Wednesday, March 24, 2021

The design of a management suite over MDM   (continued ...)

 Role of MDM: 

MDM is an enhanced suite of Product Information Management (PIM) web services. Functionality is provided in layers of information management starting with print/translation workflows at the bottom layer, followed by workflow or security for access to the assets, their editing, insertions, and bulk insertions, followed by integrations or portals  followed by flexible integration capabilities, full/data exports, multiple exports, followed by integration portals for integration with imports/exports, data pools and platforms, followed by digital asset management layer for asset on-boarding and delivery to channels, and lastly, data management for searches, saved searches, channel-based content, or localized content and the ability to author variants, categories, attributes and relationships to stored assets. 

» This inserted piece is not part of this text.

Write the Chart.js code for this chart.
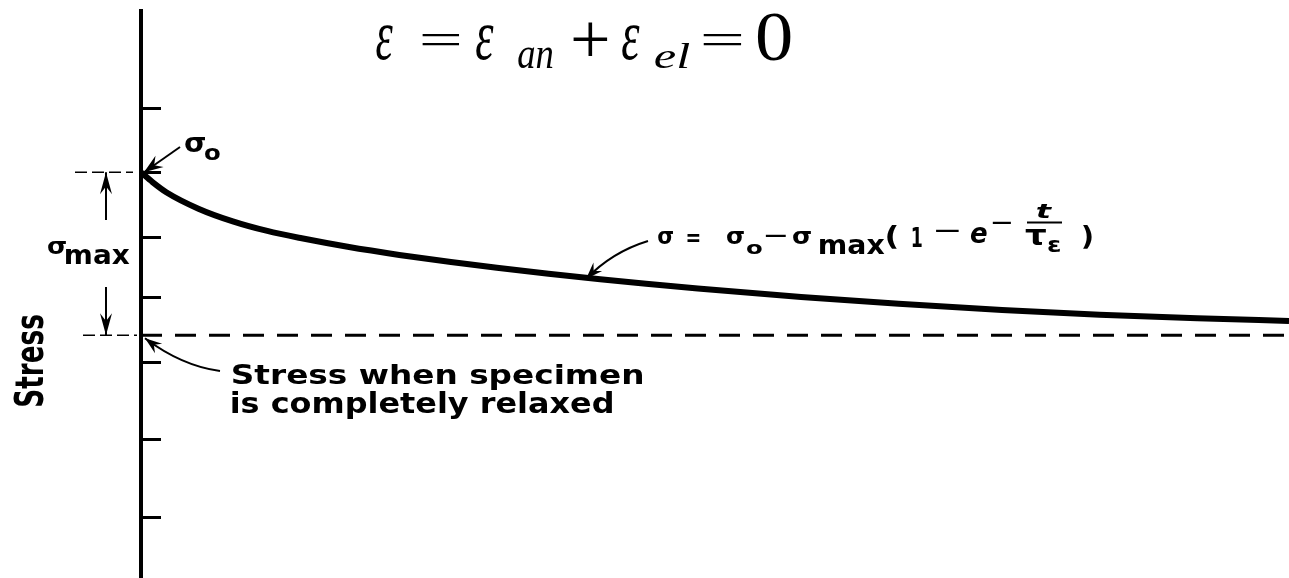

Some MDMs do not require the catalog to be in a single domain. They have been long players and their products have matured with more power for collaborative and operational capabilities.  The trouble with MDM users is that they still prefer to use MS Excel. This introduces ETL-based workflows and silo-ed views of data. Materialized views don't help because they are not updated in time. Also, any separation of stages to data manipulation introduces human errors and inconsistencies, in addition, to delay to reach the data. 


The unification:  

Together the Master Data Management and the storage engine provide an out of the box as well as a customizable solution that targets all the aspects of an online product catalog. The data is available for retrieval and iteration directly out of the store while hierarchy and dimensions may be maintained by a web service over the Object Storage. 

The problem with catalog as with any master data management is that data becomes rigid. If the catalog is accessed more than 100 times per second, it causes an issue with performance. When other departments need to access it, ETL, message bus, and API services are put in place for this store.  This results in fragmented data, redundant processes, heterogeneous data processing, and higher costs both in terms of time and money. Even users begin to see degradation in page load times. To solve the local performance, more caches, more message bus, and more ETL operations are added which only complicates it. A single view of the product and one central service becomes harder to achieve.  The purpose of the catalog is to form a single view of the product with one central service, flexible schema, high read volume, write spike tolerant during catalog update, and to have advanced indexing and querying and geographical distribution for HA and low latency.